**WRITTEN INSTRUCTION:**
Copy out the whole listing exactly as written, leaving the pictures behind.

**DATA LINES:**
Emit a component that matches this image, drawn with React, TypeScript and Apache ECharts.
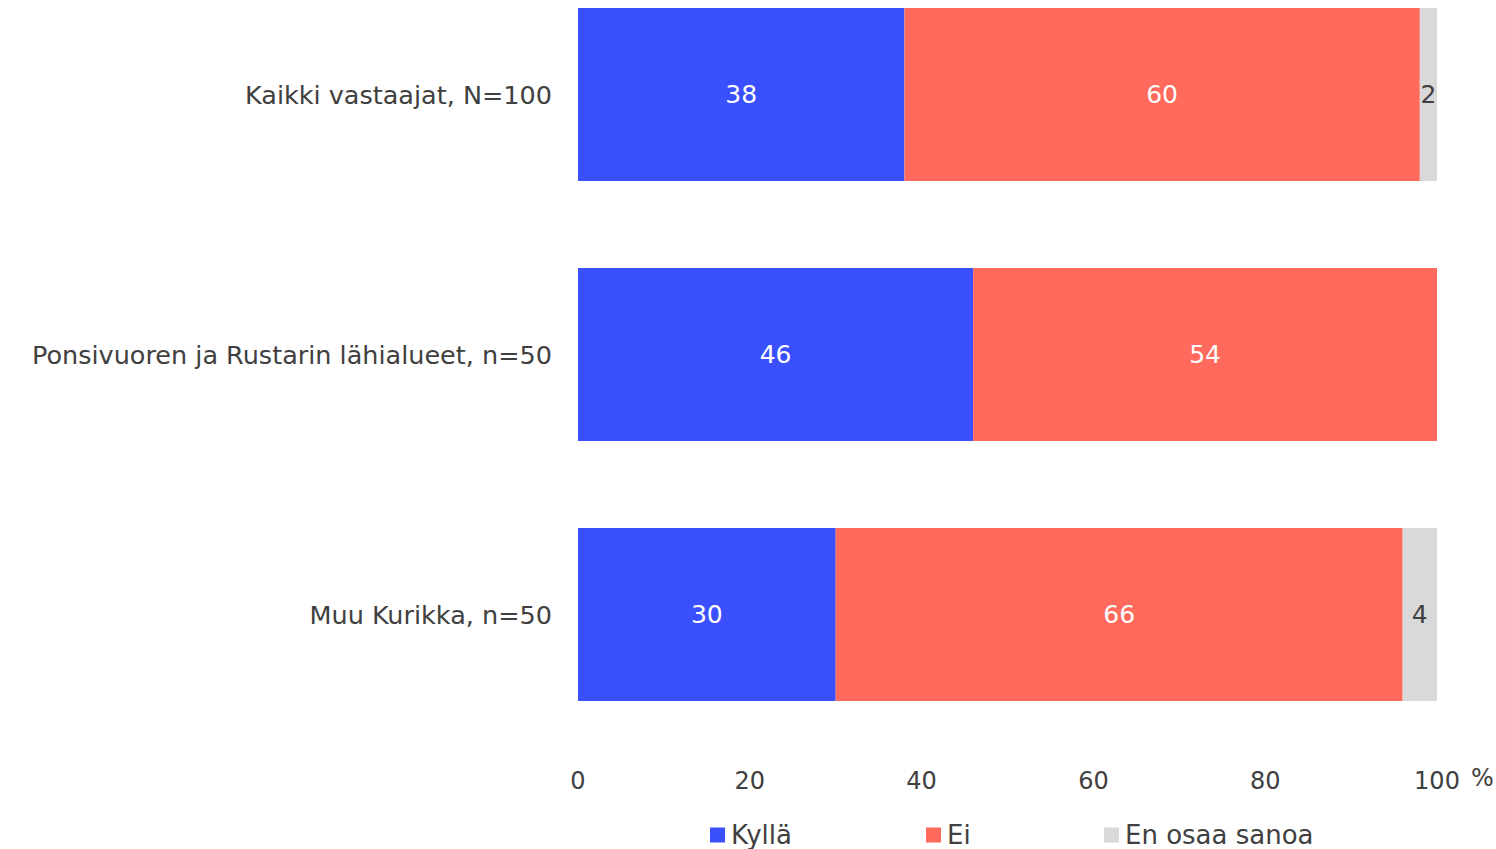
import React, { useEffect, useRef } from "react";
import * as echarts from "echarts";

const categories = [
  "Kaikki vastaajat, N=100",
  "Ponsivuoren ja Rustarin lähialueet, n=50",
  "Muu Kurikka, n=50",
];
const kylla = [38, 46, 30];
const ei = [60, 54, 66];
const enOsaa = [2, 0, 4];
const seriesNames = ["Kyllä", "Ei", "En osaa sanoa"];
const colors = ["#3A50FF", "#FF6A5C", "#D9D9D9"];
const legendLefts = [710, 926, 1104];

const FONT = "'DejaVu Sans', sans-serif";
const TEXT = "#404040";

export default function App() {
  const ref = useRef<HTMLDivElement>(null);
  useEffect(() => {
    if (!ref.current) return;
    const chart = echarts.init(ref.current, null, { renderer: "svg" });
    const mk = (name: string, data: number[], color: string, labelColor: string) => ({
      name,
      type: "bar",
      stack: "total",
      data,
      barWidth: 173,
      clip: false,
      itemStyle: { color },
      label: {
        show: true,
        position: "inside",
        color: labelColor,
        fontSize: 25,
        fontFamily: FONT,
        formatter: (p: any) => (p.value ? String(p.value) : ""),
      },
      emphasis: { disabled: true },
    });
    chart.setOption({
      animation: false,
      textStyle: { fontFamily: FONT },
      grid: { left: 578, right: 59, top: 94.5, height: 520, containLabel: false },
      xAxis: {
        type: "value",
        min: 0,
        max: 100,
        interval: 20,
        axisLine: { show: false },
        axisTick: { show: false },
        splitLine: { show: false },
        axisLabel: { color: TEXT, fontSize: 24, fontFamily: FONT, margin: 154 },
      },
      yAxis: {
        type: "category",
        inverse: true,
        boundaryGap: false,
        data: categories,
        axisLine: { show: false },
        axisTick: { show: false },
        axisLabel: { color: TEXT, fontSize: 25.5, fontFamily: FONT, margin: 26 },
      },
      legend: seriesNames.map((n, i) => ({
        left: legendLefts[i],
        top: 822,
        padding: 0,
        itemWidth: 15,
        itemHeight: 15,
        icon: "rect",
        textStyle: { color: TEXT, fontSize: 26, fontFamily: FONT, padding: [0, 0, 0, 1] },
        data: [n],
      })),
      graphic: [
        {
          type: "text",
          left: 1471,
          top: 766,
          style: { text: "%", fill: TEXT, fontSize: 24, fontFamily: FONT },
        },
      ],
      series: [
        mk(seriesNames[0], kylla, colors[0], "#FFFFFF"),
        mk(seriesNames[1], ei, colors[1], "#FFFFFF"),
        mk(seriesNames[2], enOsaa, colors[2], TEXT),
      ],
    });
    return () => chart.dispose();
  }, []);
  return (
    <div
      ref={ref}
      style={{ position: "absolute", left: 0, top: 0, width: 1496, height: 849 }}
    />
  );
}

**SOLUTION:**
Emit a component that matches this image, drawn with React, TypeScript and Apache ECharts.
import React, { useEffect, useRef } from "react";
import * as echarts from "echarts";

const categories = [
  "Kaikki vastaajat, N=100",
  "Ponsivuoren ja Rustarin lähialueet, n=50",
  "Muu Kurikka, n=50",
];
const kylla = [38, 46, 30];
const ei = [60, 54, 66];
const enOsaa = [2, 0, 4];
const seriesNames = ["Kyllä", "Ei", "En osaa sanoa"];
const colors = ["#3A50FF", "#FF6A5C", "#D9D9D9"];
const legendLefts = [710, 926, 1104];

const FONT = "'DejaVu Sans', sans-serif";
const TEXT = "#404040";

export default function App() {
  const ref = useRef<HTMLDivElement>(null);
  useEffect(() => {
    if (!ref.current) return;
    const chart = echarts.init(ref.current, null, { renderer: "svg" });
    const mk = (name: string, data: number[], color: string, labelColor: string) => ({
      name,
      type: "bar",
      stack: "total",
      data,
      barWidth: 173,
      clip: false,
      itemStyle: { color },
      label: {
        show: true,
        position: "inside",
        color: labelColor,
        fontSize: 25,
        fontFamily: FONT,
        formatter: (p: any) => (p.value ? String(p.value) : ""),
      },
      emphasis: { disabled: true },
    });
    chart.setOption({
      animation: false,
      textStyle: { fontFamily: FONT },
      grid: { left: 578, right: 59, top: 94.5, height: 520, containLabel: false },
      xAxis: {
        type: "value",
        min: 0,
        max: 100,
        interval: 20,
        axisLine: { show: false },
        axisTick: { show: false },
        splitLine: { show: false },
        axisLabel: { color: TEXT, fontSize: 24, fontFamily: FONT, margin: 154 },
      },
      yAxis: {
        type: "category",
        inverse: true,
        boundaryGap: false,
        data: categories,
        axisLine: { show: false },
        axisTick: { show: false },
        axisLabel: { color: TEXT, fontSize: 25.5, fontFamily: FONT, margin: 26 },
      },
      legend: seriesNames.map((n, i) => ({
        left: legendLefts[i],
        top: 822,
        padding: 0,
        itemWidth: 15,
        itemHeight: 15,
        icon: "rect",
        textStyle: { color: TEXT, fontSize: 26, fontFamily: FONT, padding: [0, 0, 0, 1] },
        data: [n],
      })),
      graphic: [
        {
          type: "text",
          left: 1471,
          top: 766,
          style: { text: "%", fill: TEXT, fontSize: 24, fontFamily: FONT },
        },
      ],
      series: [
        mk(seriesNames[0], kylla, colors[0], "#FFFFFF"),
        mk(seriesNames[1], ei, colors[1], "#FFFFFF"),
        mk(seriesNames[2], enOsaa, colors[2], TEXT),
      ],
    });
    return () => chart.dispose();
  }, []);
  return (
    <div
      ref={ref}
      style={{ position: "absolute", left: 0, top: 0, width: 1496, height: 849 }}
    />
  );
}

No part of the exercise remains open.